**WHAT YOU WILL DO**
Quote all of the data exactly as given. Skip every picture it contains.

**GIVEN INFORMATION**
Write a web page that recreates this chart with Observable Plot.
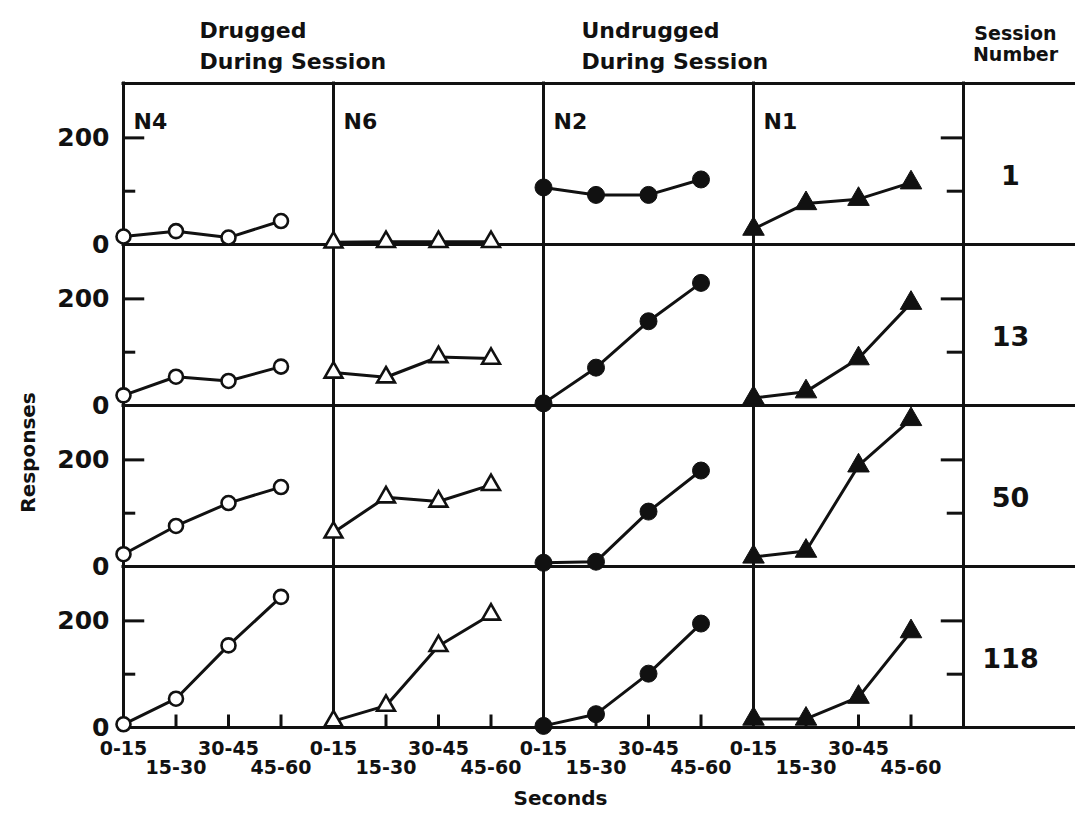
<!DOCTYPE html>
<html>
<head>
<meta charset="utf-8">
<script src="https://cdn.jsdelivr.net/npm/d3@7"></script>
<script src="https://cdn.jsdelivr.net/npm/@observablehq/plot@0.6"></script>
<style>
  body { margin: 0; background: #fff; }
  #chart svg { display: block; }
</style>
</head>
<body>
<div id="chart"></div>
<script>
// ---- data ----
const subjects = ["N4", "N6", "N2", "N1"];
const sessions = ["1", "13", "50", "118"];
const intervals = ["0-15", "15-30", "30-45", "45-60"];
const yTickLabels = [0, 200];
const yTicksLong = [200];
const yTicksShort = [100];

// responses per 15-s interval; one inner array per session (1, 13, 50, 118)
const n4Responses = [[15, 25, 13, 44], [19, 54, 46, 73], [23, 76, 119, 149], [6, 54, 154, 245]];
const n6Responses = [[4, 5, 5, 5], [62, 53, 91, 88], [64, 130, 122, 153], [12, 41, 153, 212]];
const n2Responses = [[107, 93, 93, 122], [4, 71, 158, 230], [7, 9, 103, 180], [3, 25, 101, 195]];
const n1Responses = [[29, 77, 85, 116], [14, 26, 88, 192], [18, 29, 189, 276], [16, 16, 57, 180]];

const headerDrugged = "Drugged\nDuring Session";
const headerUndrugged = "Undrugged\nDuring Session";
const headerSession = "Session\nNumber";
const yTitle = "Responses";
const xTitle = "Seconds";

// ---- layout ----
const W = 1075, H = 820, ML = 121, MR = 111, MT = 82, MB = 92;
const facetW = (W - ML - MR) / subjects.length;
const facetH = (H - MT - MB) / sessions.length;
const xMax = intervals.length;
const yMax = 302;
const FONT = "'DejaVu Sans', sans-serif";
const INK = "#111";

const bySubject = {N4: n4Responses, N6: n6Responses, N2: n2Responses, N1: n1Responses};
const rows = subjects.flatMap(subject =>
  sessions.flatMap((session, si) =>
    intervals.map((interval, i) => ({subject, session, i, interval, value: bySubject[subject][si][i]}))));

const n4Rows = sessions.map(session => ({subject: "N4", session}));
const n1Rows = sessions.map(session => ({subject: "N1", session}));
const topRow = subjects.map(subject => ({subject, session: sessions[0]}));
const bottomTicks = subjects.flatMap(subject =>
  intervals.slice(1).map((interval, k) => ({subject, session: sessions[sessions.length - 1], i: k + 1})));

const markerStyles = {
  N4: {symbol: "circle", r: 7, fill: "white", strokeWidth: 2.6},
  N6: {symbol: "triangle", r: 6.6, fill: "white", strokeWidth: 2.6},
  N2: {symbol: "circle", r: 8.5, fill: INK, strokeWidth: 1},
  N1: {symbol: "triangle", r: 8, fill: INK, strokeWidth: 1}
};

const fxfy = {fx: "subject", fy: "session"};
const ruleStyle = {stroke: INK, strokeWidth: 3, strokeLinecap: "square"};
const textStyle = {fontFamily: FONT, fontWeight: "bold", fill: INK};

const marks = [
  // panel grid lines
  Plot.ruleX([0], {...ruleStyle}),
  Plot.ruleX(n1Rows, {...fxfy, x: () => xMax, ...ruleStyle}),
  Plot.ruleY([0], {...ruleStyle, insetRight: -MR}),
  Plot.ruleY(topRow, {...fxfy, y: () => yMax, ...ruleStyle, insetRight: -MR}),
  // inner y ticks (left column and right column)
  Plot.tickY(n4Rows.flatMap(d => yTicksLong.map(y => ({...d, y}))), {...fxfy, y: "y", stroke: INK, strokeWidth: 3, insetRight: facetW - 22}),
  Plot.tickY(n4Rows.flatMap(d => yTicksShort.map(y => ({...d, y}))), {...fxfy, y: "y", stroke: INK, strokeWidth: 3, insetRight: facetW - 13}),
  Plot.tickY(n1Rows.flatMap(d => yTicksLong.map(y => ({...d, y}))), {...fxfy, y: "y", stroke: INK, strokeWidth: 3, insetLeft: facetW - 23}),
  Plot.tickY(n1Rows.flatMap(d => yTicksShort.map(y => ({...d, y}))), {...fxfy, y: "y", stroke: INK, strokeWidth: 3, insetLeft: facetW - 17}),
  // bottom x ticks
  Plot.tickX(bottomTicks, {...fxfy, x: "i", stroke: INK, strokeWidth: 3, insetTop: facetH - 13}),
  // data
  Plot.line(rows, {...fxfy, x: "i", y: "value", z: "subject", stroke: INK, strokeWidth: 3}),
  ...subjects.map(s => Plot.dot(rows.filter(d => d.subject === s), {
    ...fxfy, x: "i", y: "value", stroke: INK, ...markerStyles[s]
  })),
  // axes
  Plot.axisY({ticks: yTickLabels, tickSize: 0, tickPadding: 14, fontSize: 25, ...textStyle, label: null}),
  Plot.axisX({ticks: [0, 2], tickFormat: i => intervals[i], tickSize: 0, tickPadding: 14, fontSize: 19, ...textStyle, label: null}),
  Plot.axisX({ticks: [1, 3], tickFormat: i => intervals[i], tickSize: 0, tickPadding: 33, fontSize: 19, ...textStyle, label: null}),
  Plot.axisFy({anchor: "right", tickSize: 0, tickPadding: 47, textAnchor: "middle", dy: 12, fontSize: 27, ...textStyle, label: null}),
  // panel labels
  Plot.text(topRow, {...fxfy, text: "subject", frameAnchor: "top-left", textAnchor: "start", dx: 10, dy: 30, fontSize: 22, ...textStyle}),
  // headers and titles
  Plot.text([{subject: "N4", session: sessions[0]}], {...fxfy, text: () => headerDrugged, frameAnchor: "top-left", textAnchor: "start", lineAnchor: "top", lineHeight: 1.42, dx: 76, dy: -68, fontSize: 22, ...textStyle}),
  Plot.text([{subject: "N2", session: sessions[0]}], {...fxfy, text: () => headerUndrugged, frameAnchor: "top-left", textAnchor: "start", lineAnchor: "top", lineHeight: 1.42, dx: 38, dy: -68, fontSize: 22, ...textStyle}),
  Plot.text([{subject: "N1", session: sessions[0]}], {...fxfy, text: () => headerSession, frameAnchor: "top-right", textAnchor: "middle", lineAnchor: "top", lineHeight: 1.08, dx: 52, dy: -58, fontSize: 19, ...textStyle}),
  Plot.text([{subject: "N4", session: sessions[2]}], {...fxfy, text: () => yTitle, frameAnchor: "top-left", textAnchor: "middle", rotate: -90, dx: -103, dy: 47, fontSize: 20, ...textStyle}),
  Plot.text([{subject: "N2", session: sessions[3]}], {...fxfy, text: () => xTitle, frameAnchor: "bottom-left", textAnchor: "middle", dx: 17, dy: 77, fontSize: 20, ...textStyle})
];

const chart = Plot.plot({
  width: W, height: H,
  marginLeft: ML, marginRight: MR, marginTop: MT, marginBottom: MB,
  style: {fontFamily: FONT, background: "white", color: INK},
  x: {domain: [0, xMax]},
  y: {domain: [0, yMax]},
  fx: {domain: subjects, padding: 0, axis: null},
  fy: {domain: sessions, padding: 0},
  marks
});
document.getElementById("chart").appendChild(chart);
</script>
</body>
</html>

**TASK ANSWER**
Write a web page that recreates this chart with Observable Plot.
<!DOCTYPE html>
<html>
<head>
<meta charset="utf-8">
<script src="https://cdn.jsdelivr.net/npm/d3@7"></script>
<script src="https://cdn.jsdelivr.net/npm/@observablehq/plot@0.6"></script>
<style>
  body { margin: 0; background: #fff; }
  #chart svg { display: block; }
</style>
</head>
<body>
<div id="chart"></div>
<script>
// ---- data ----
const subjects = ["N4", "N6", "N2", "N1"];
const sessions = ["1", "13", "50", "118"];
const intervals = ["0-15", "15-30", "30-45", "45-60"];
const yTickLabels = [0, 200];
const yTicksLong = [200];
const yTicksShort = [100];

// responses per 15-s interval; one inner array per session (1, 13, 50, 118)
const n4Responses = [[15, 25, 13, 44], [19, 54, 46, 73], [23, 76, 119, 149], [6, 54, 154, 245]];
const n6Responses = [[4, 5, 5, 5], [62, 53, 91, 88], [64, 130, 122, 153], [12, 41, 153, 212]];
const n2Responses = [[107, 93, 93, 122], [4, 71, 158, 230], [7, 9, 103, 180], [3, 25, 101, 195]];
const n1Responses = [[29, 77, 85, 116], [14, 26, 88, 192], [18, 29, 189, 276], [16, 16, 57, 180]];

const headerDrugged = "Drugged\nDuring Session";
const headerUndrugged = "Undrugged\nDuring Session";
const headerSession = "Session\nNumber";
const yTitle = "Responses";
const xTitle = "Seconds";

// ---- layout ----
const W = 1075, H = 820, ML = 121, MR = 111, MT = 82, MB = 92;
const facetW = (W - ML - MR) / subjects.length;
const facetH = (H - MT - MB) / sessions.length;
const xMax = intervals.length;
const yMax = 302;
const FONT = "'DejaVu Sans', sans-serif";
const INK = "#111";

const bySubject = {N4: n4Responses, N6: n6Responses, N2: n2Responses, N1: n1Responses};
const rows = subjects.flatMap(subject =>
  sessions.flatMap((session, si) =>
    intervals.map((interval, i) => ({subject, session, i, interval, value: bySubject[subject][si][i]}))));

const n4Rows = sessions.map(session => ({subject: "N4", session}));
const n1Rows = sessions.map(session => ({subject: "N1", session}));
const topRow = subjects.map(subject => ({subject, session: sessions[0]}));
const bottomTicks = subjects.flatMap(subject =>
  intervals.slice(1).map((interval, k) => ({subject, session: sessions[sessions.length - 1], i: k + 1})));

const markerStyles = {
  N4: {symbol: "circle", r: 7, fill: "white", strokeWidth: 2.6},
  N6: {symbol: "triangle", r: 6.6, fill: "white", strokeWidth: 2.6},
  N2: {symbol: "circle", r: 8.5, fill: INK, strokeWidth: 1},
  N1: {symbol: "triangle", r: 8, fill: INK, strokeWidth: 1}
};

const fxfy = {fx: "subject", fy: "session"};
const ruleStyle = {stroke: INK, strokeWidth: 3, strokeLinecap: "square"};
const textStyle = {fontFamily: FONT, fontWeight: "bold", fill: INK};

const marks = [
  // panel grid lines
  Plot.ruleX([0], {...ruleStyle}),
  Plot.ruleX(n1Rows, {...fxfy, x: () => xMax, ...ruleStyle}),
  Plot.ruleY([0], {...ruleStyle, insetRight: -MR}),
  Plot.ruleY(topRow, {...fxfy, y: () => yMax, ...ruleStyle, insetRight: -MR}),
  // inner y ticks (left column and right column)
  Plot.tickY(n4Rows.flatMap(d => yTicksLong.map(y => ({...d, y}))), {...fxfy, y: "y", stroke: INK, strokeWidth: 3, insetRight: facetW - 22}),
  Plot.tickY(n4Rows.flatMap(d => yTicksShort.map(y => ({...d, y}))), {...fxfy, y: "y", stroke: INK, strokeWidth: 3, insetRight: facetW - 13}),
  Plot.tickY(n1Rows.flatMap(d => yTicksLong.map(y => ({...d, y}))), {...fxfy, y: "y", stroke: INK, strokeWidth: 3, insetLeft: facetW - 23}),
  Plot.tickY(n1Rows.flatMap(d => yTicksShort.map(y => ({...d, y}))), {...fxfy, y: "y", stroke: INK, strokeWidth: 3, insetLeft: facetW - 17}),
  // bottom x ticks
  Plot.tickX(bottomTicks, {...fxfy, x: "i", stroke: INK, strokeWidth: 3, insetTop: facetH - 13}),
  // data
  Plot.line(rows, {...fxfy, x: "i", y: "value", z: "subject", stroke: INK, strokeWidth: 3}),
  ...subjects.map(s => Plot.dot(rows.filter(d => d.subject === s), {
    ...fxfy, x: "i", y: "value", stroke: INK, ...markerStyles[s]
  })),
  // axes
  Plot.axisY({ticks: yTickLabels, tickSize: 0, tickPadding: 14, fontSize: 25, ...textStyle, label: null}),
  Plot.axisX({ticks: [0, 2], tickFormat: i => intervals[i], tickSize: 0, tickPadding: 14, fontSize: 19, ...textStyle, label: null}),
  Plot.axisX({ticks: [1, 3], tickFormat: i => intervals[i], tickSize: 0, tickPadding: 33, fontSize: 19, ...textStyle, label: null}),
  Plot.axisFy({anchor: "right", tickSize: 0, tickPadding: 47, textAnchor: "middle", dy: 12, fontSize: 27, ...textStyle, label: null}),
  // panel labels
  Plot.text(topRow, {...fxfy, text: "subject", frameAnchor: "top-left", textAnchor: "start", dx: 10, dy: 30, fontSize: 22, ...textStyle}),
  // headers and titles
  Plot.text([{subject: "N4", session: sessions[0]}], {...fxfy, text: () => headerDrugged, frameAnchor: "top-left", textAnchor: "start", lineAnchor: "top", lineHeight: 1.42, dx: 76, dy: -68, fontSize: 22, ...textStyle}),
  Plot.text([{subject: "N2", session: sessions[0]}], {...fxfy, text: () => headerUndrugged, frameAnchor: "top-left", textAnchor: "start", lineAnchor: "top", lineHeight: 1.42, dx: 38, dy: -68, fontSize: 22, ...textStyle}),
  Plot.text([{subject: "N1", session: sessions[0]}], {...fxfy, text: () => headerSession, frameAnchor: "top-right", textAnchor: "middle", lineAnchor: "top", lineHeight: 1.08, dx: 52, dy: -58, fontSize: 19, ...textStyle}),
  Plot.text([{subject: "N4", session: sessions[2]}], {...fxfy, text: () => yTitle, frameAnchor: "top-left", textAnchor: "middle", rotate: -90, dx: -103, dy: 47, fontSize: 20, ...textStyle}),
  Plot.text([{subject: "N2", session: sessions[3]}], {...fxfy, text: () => xTitle, frameAnchor: "bottom-left", textAnchor: "middle", dx: 17, dy: 77, fontSize: 20, ...textStyle})
];

const chart = Plot.plot({
  width: W, height: H,
  marginLeft: ML, marginRight: MR, marginTop: MT, marginBottom: MB,
  style: {fontFamily: FONT, background: "white", color: INK},
  x: {domain: [0, xMax]},
  y: {domain: [0, yMax]},
  fx: {domain: subjects, padding: 0, axis: null},
  fy: {domain: sessions, padding: 0},
  marks
});
document.getElementById("chart").appendChild(chart);
</script>
</body>
</html>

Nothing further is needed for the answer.